Dataset extract:
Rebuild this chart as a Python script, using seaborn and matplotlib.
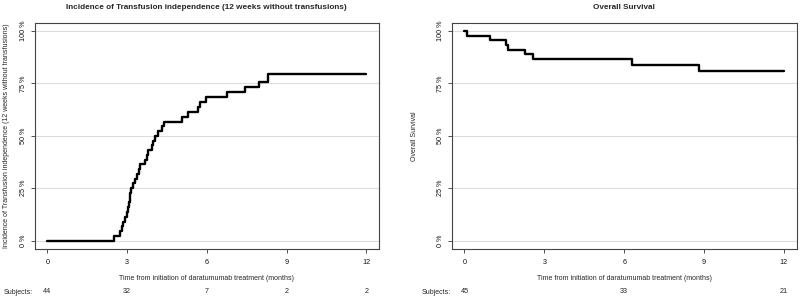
import matplotlib
matplotlib.use("Agg")
import matplotlib.pyplot as plt
import seaborn as sns
import pandas as pd

# ---- data ----
ti_time = [0, 2.52, 2.74, 2.80, 2.83, 2.93, 2.98, 3.03, 3.06, 3.09, 3.12, 3.14,
           3.22, 3.30, 3.37, 3.44, 3.50, 3.68, 3.75, 3.80, 3.93, 3.98, 4.05,
           4.15, 4.30, 4.40, 5.07, 5.30, 5.65, 5.75, 5.98, 6.75, 7.42, 7.98,
           8.32, 12.0]
ti_pct = [0, 2.3, 4.5, 6.8, 9.1, 11.4, 13.6, 15.9, 18.2, 20.5, 22.7, 25.0,
          27.3, 29.5, 31.8, 34.1, 36.4, 38.6, 40.9, 43.2, 45.5, 47.7, 50.0,
          52.3, 54.5, 56.8, 59.1, 61.4, 63.7, 66.0, 68.4, 70.9, 73.5, 75.9,
          79.5, 79.5]

os_time = [0, 0.11, 0.97, 1.57, 1.65, 2.28, 2.59, 6.28, 8.81, 12.0]
os_pct = [100, 97.8, 95.6, 93.3, 91.1, 88.9, 86.7, 84.0, 81.1, 81.1]

x_ticks = [0, 3, 6, 9, 12]
y_ticks = [0, 25, 50, 75, 100]
y_tick_labels = ["0 %", "25 %", "50 %", "75 %", "100 %"]

ti_risk_time = [0, 3, 6, 9, 12]
ti_risk_n = [44, 32, 7, 2, 2]
os_risk_time = [0, 6, 12]
os_risk_n = [45, 33, 21]

ti_title = "Incidence of Transfusion independence (12 weeks without transfusions)"
ti_ylabel = "Incidence of Transfusion independence (12 weeks without transfusions)"
os_title = "Overall Survival"
os_ylabel = "Overall Survival"
xlabel = "Time from initiation of daratumumab treatment (months)"

# ---- style ----
sns.set_theme(style="white")
plt.rcParams["font.family"] = ["Liberation Sans", "DejaVu Sans"]

fig = plt.figure(figsize=(8, 2.99), dpi=100)
W, H = 800, 299

def px_axes(l, r, t, b):
    return fig.add_axes([l / W, 1 - b / H, (r - l) / W, (b - t) / H])

ax1 = px_axes(34.7, 379, 22.7, 249)
ax2 = px_axes(451.7, 796.7, 22.7, 249)

panels = [
    (ax1, ti_time, ti_pct, ti_title, ti_ylabel, ti_risk_time, ti_risk_n, -0.072, 4),
    (ax2, os_time, os_pct, os_title, os_ylabel, os_risk_time, os_risk_n, -0.099, 421.7),
]

for ax, t, p, title, ylab, rt, rn, ylx, subj_px in panels:
    df = pd.DataFrame({"t": t, "p": p})
    for yv in y_ticks:
        ax.axhline(yv, color="#dcdcdc", lw=0.8, zorder=0)
    sns.lineplot(data=df, x="t", y="p", ax=ax, color="black", lw=1.7,
                 drawstyle="steps-post", estimator=None, sort=False)
    ax.set_xlim(-0.48, 12.48)
    ax.set_ylim(-4, 104)
    ax.set_xticks(x_ticks)
    ax.set_xticklabels([str(v) for v in x_ticks], fontsize=5.2)
    ax.set_yticks(y_ticks)
    ax.set_yticklabels(y_tick_labels, fontsize=5.2, rotation=90, va="center")
    ax.tick_params(axis="both", direction="out", length=3, width=0.6,
                   color="#333333", bottom=True, left=True, pad=2.5,
                   labelcolor="#111111")
    ax.tick_params(axis="x", pad=4)
    for s in ax.spines.values():
        s.set_color("#444444")
        s.set_linewidth(0.8)
    ax.set_title(title, fontsize=5.85, fontweight="bold", pad=10)
    ax.set_xlabel(xlabel, fontsize=5, labelpad=7)
    ax.set_ylabel(ylab, fontsize=5)
    ax.yaxis.set_label_coords(ylx, 0.5)
    fig.text(subj_px / W, 1 - 292 / H, "Subjects:", fontsize=5,
             ha="left", va="center")
    trans = ax.get_xaxis_transform()
    for xv, n in zip(rt, rn):
        ax.text(xv, -0.19, str(n), transform=trans, fontsize=5.2,
                ha="center", va="center", clip_on=False)

fig.savefig("out.png", dpi=100)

What the task asks: Repeat the listing above up to and including the line with "W, H = 800, 299", starting from its first line. Drop any pictures.

Written reply:
Rebuild this chart as a Python script, using seaborn and matplotlib.
import matplotlib
matplotlib.use("Agg")
import matplotlib.pyplot as plt
import seaborn as sns
import pandas as pd

# ---- data ----
ti_time = [0, 2.52, 2.74, 2.80, 2.83, 2.93, 2.98, 3.03, 3.06, 3.09, 3.12, 3.14,
           3.22, 3.30, 3.37, 3.44, 3.50, 3.68, 3.75, 3.80, 3.93, 3.98, 4.05,
           4.15, 4.30, 4.40, 5.07, 5.30, 5.65, 5.75, 5.98, 6.75, 7.42, 7.98,
           8.32, 12.0]
ti_pct = [0, 2.3, 4.5, 6.8, 9.1, 11.4, 13.6, 15.9, 18.2, 20.5, 22.7, 25.0,
          27.3, 29.5, 31.8, 34.1, 36.4, 38.6, 40.9, 43.2, 45.5, 47.7, 50.0,
          52.3, 54.5, 56.8, 59.1, 61.4, 63.7, 66.0, 68.4, 70.9, 73.5, 75.9,
          79.5, 79.5]

os_time = [0, 0.11, 0.97, 1.57, 1.65, 2.28, 2.59, 6.28, 8.81, 12.0]
os_pct = [100, 97.8, 95.6, 93.3, 91.1, 88.9, 86.7, 84.0, 81.1, 81.1]

x_ticks = [0, 3, 6, 9, 12]
y_ticks = [0, 25, 50, 75, 100]
y_tick_labels = ["0 %", "25 %", "50 %", "75 %", "100 %"]

ti_risk_time = [0, 3, 6, 9, 12]
ti_risk_n = [44, 32, 7, 2, 2]
os_risk_time = [0, 6, 12]
os_risk_n = [45, 33, 21]

ti_title = "Incidence of Transfusion independence (12 weeks without transfusions)"
ti_ylabel = "Incidence of Transfusion independence (12 weeks without transfusions)"
os_title = "Overall Survival"
os_ylabel = "Overall Survival"
xlabel = "Time from initiation of daratumumab treatment (months)"

# ---- style ----
sns.set_theme(style="white")
plt.rcParams["font.family"] = ["Liberation Sans", "DejaVu Sans"]

fig = plt.figure(figsize=(8, 2.99), dpi=100)
W, H = 800, 299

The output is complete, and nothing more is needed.